Yes, words matter. Whether the words are shared for other people or they are directed at ourselves, they matter. So, what does it mean if I say to someone, “That’s so retarded” or “I am such a retard”? The R-word is being used to communicate stupid, slow, clumsy, or unattractive. What is this communicating to people who have been labeled “mentally retarded” by a doctor? When they hear someone use the R-word they hear themselves being insulted; they hear all people with their medical diagnosis being slammed .

The big problem with using the R-word is that in the origin of the word it was a medical diagnosis. Doctors stamped that word on to people’s medical charts. Somehow a medical diagnosis became part of common vernacular and came to be used as a putdown or an insult.

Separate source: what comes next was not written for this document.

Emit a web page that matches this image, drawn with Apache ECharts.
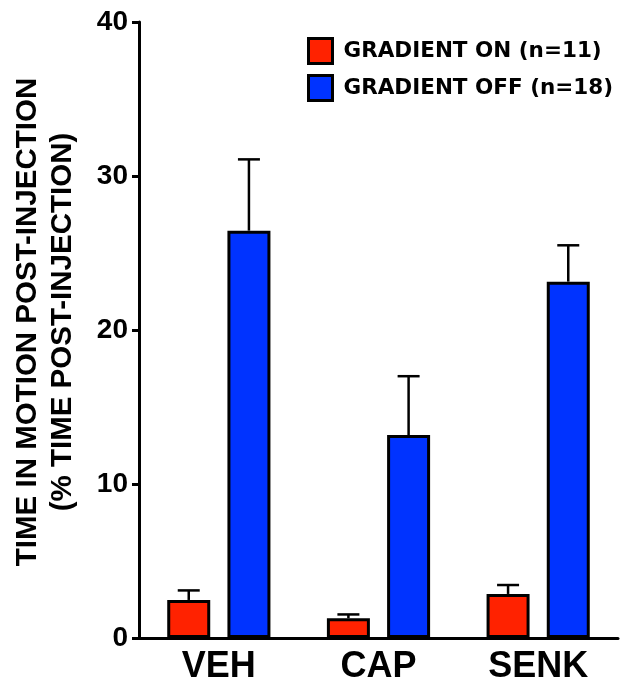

The R-word needs to disappear. It needs to disappear because words matter and when this word is spoken it matters that it is being used to insult, slam, judge, demean, or criticize.  It matters because there are people who have that medical diagnosis** and use of the word as an insult is a painful insult to them.

Words matter.

*Luke 6:45

**In 2013 the Diagnostic and Statistical Manual officially changed its vocabulary to delete references the diagnosis “mental retardation” and replace it with “intellectual disability” and other terms. Also is 2013 the Federal Register noted legislation to officially replace references to “mental retardation” in government documents with “intellectual disability.”


Words Matter

My words matter.

My words paint images in your mind.

I can use my words to manipulate the image they paint in your mind.

If I tell you “She is a cripple” I say those words for a reason- for pity.

If I tell you “She is an artist” I say those words for a reason- for admiration.

Both sets of words maybe accurate about She, but only one set of words is true.

Only one set of words about She matters.

The words about She’s purpose, She’s giftedness, She’s difference that she makes in the world; those words matter. Those words make She matter.

The other words describe what the environment does to her.

The other words make She not matter, they make her different. They are not true about She.

“She is a cripple” is not about She, but about the non-accessible world She inhabits.

Crippled. Crip. Handicapped. Bound to. Confined. Suffers with. Words that are not true. Words that do not matter.

Artistic. Fun. Creative. Adventurous. Contributor. Delighted. Cherished. Words that are true. Words that do matter.

Words matter.



End the Word

Words have meaning; that is why we use them. They are a tool to communicate ideas, questions, problems, solutions, emotions, opinions, and directions. Words are used descriptively. Sometimes the descriptors are obvious, as in “He is tall.” Other times the descriptive words are allegory: “He is a teddy bear” does not mean a person is a literal stuffed animal, but he is a large man with a gentle personality. The phrase “She is an Einstein” does not mean that the girl is related to the Einstein family, but it means that she is smart in mathematics or scientific concepts. So what about the phrase “She is so retarded.” It is almost always used negatively to mean that a person is stupid, dumb, or clumsy. The problem is, there are actual people with a medical disagosis of mental retardation and the words “stupid, dumb and clumsy” do not describe them. They are capable, kind and hard-working people. When someone calls another person “retard” in a way that is negative or derogatory s/he is making a negative and dehumanizing judgement of all peple who have that medical diagnosis. It is used as a word that diminishes the value of other people. With that in mind, why use it?

I will resisit the urge to get preachy and dive into the question of why a person feels the need to use a negative word to describe themself or another person. English is a rich language. There are many words to communicate our messages that do not hurt and tear down others. Why use a word that is known to hurt and ripples out to negatively impact others?